Light green, deep gold, delicate amber—Fig & Olive’s 30-plus varieties of olive oil come in all shades and, of course, a wealth of different flavors to match. Selections from this culinary rainbow form the basis for every entrée prepared in Executive Chef Pascal Lorange’s kitchens and served in dining rooms that appear, like the oils, to glow with Mediterranean light. Today’s Reserve selection invites you to taste the difference artisanal olive oil can make with a four-course dinner for two or four. Dinner includes the following selections from the menu:
Dinner for two:
- Three crostini
- Two appetizers or salads
- Two entrees
- One dessert
- Two glasses of house wine or two signature cocktails
Dinner for four:
- Six crostini
- Four appetizers or salads
- Four entrees
- Two desserts
- One select bottle of wine or four Fig & Olive signature cocktails
Fig & Olive's choices of oils are designed to “emphasize each flavor” in a dish, says marketing director Ludovic Barras, and to preserve the freshness of the locally sourced ingredients. For each entree, Executive Chef Lorange finds an appropriately fruity, peppery, or buttery olive oil to match. That means that the lamb chop’s infused oil is wholly different from that of the grilled branzino, an astringent Koroneiki variety that offsets a fig and aged-balsamic glaze.
Even the dessert menus draw on this Mediterranean nectar—they have to, since the kitchens use no butter or other heavy fats. The sweetness of crème-brûlée cheesecake, for instance, might contrast with aromatic flavors of olive-oil crisp, or strawberries acquire extra zing with gourmet balsamic vinegar. About the only place olive-oil doesn't show up is the drinks list, which is dominated by fresh, fruity takes on sangria and classic cocktails.

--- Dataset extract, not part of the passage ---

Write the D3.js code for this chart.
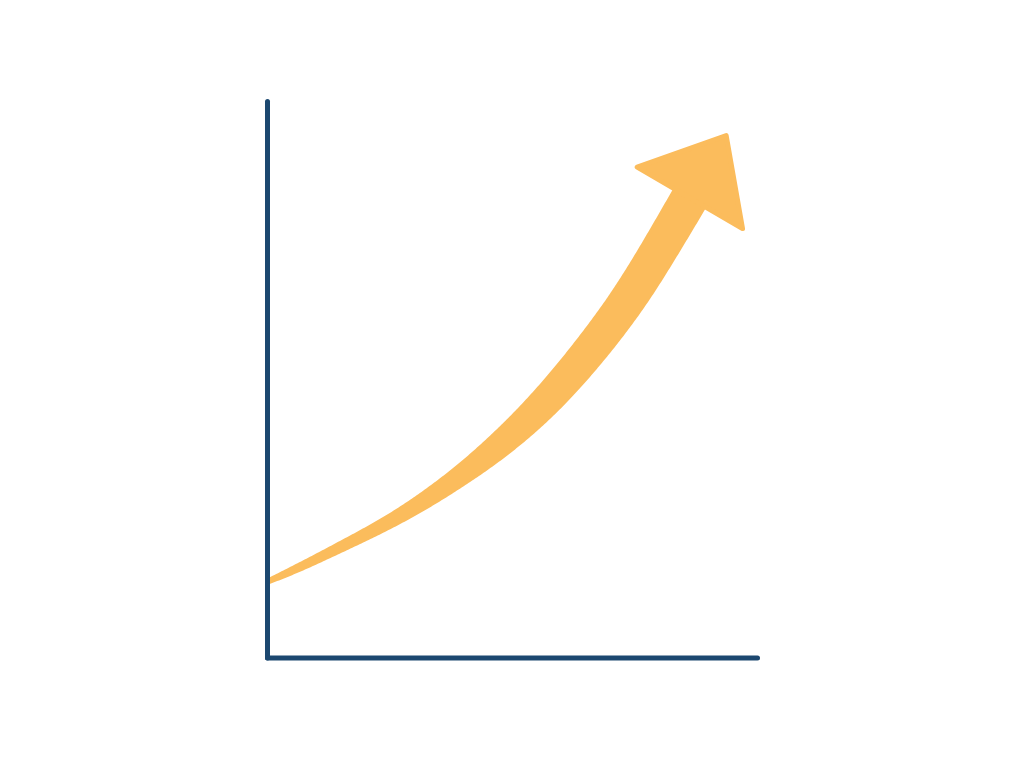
<!DOCTYPE html>
<html>
<head>
<meta charset="utf-8">
<script src="https://cdn.jsdelivr.net/npm/d3@7"></script>
<style>
  html, body { margin: 0; padding: 0; background: #ffffff; }
  svg { display: block; }
</style>
</head>
<body>
<svg id="chart" width="1024" height="766"></svg>
<script>
// growth curve (0-100 on both axes)
const xValues = [0.3, 6.7, 14.9, 27.1, 39.4, 49.6, 59.8, 72.0, 79.2, 86.3];
const yValues = [13.7, 16.2, 19.8, 25.2, 32.4, 39.6, 48.4, 61.8, 71.9, 82.6];
// band thickness along the curve (0-10)
const spread = [1.6, 2.4, 2.9, 3.9, 5.5, 7.4, 8.7, 9.5, 9.7, 10];

const xDomain = [0, 100];
const yDomain = [0, 100];

function chart(element) {
    const svg = d3.select(element);

    const x = d3.scaleLinear().domain(xDomain).range([267, 757]);
    const y = d3.scaleLinear().domain(yDomain).range([657.5, 101]);
    const w = d3.scaleLinear().domain([0, 10]).range([0, 38]);

    const points = xValues.map((v, i) => [x(v), y(yValues[i])]);

    // width as a smooth function of horizontal position
    const index = d3.scaleLinear()
        .domain(points.map(p => p[0]))
        .range(d3.range(points.length).map(i => i / (points.length - 1)))
        .clamp(true);
    const smoothSpread = d3.interpolateBasis(spread);
    const widthAt = px => w(smoothSpread(index(px)));

    // centre line, sampled to build the tapered band
    const centre = svg.append('path')
        .attr('d', d3.line().curve(d3.curveBasis)(points))
        .attr('fill', 'none')
        .attr('stroke', 'none');

    const node = centre.node();
    const total = node.getTotalLength();
    const step = 2;
    const left = [];
    const right = [];
    let lastDir = [1, 0];
    for (let s = 0; s <= total + 0.01; s += step) {
        const t = Math.min(s, total);
        const p = node.getPointAtLength(t);
        const a = node.getPointAtLength(Math.max(0, t - 3));
        const b = node.getPointAtLength(Math.min(total, t + 3));
        let dx = b.x - a.x, dy = b.y - a.y;
        const len = Math.hypot(dx, dy) || 1;
        dx /= len; dy /= len;
        lastDir = [dx, dy];
        const half = widthAt(p.x) / 2;
        left.push([p.x + dy * half, p.y - dx * half]);
        right.push([p.x - dy * half, p.y + dx * half]);
    }
    const end = node.getPointAtLength(total);

    svg.append('path')
        .attr('d', d3.line().curve(d3.curveLinearClosed)(left.concat(right.reverse())))
        .attr('fill', '#fbbc5c');

    // arrow head
    const headLen = 72;
    const halfBase = 61;
    const [dx, dy] = lastDir;
    const head = [
        [end.x + dx * headLen, end.y + dy * headLen],
        [end.x - dy * halfBase, end.y + dx * halfBase],
        [end.x + dy * halfBase, end.y - dx * halfBase]
    ];
    svg.append('path')
        .attr('d', d3.line().curve(d3.curveLinearClosed)(head))
        .attr('fill', '#fbbc5c')
        .attr('stroke', '#fbbc5c')
        .attr('stroke-width', 5)
        .attr('stroke-linejoin', 'round');

    // axes, no ticks
    const yAxis = svg.append('g')
        .attr('transform', `translate(${x(0)},0)`)
        .call(d3.axisLeft(y).tickValues([]).tickSizeOuter(0));
    const xAxis = svg.append('g')
        .attr('transform', `translate(0,${y(0)})`)
        .call(d3.axisBottom(x).tickValues([]).tickSizeOuter(0));

    [yAxis, xAxis].forEach(g => {
        g.select('.domain')
            .attr('stroke', '#1c4870')
            .attr('stroke-width', 5)
            .attr('stroke-linecap', 'round');
    });
}

chart(document.getElementById('chart'));
</script>
</body>
</html>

The decorators, too, have worked hard to evoke the Mediterranean, and terra-cotta accents and communal tables fill the dining rooms. “There’s no pressure to feel like it’s going to be too formal,” Barras says of the versatile atmosphere; guests can choose more intimate private tables for special nights out. In a visit to the Westchester location, the New York Times praised the ambiance along with the food, calling it "thoughtful, tranquil, and lovely."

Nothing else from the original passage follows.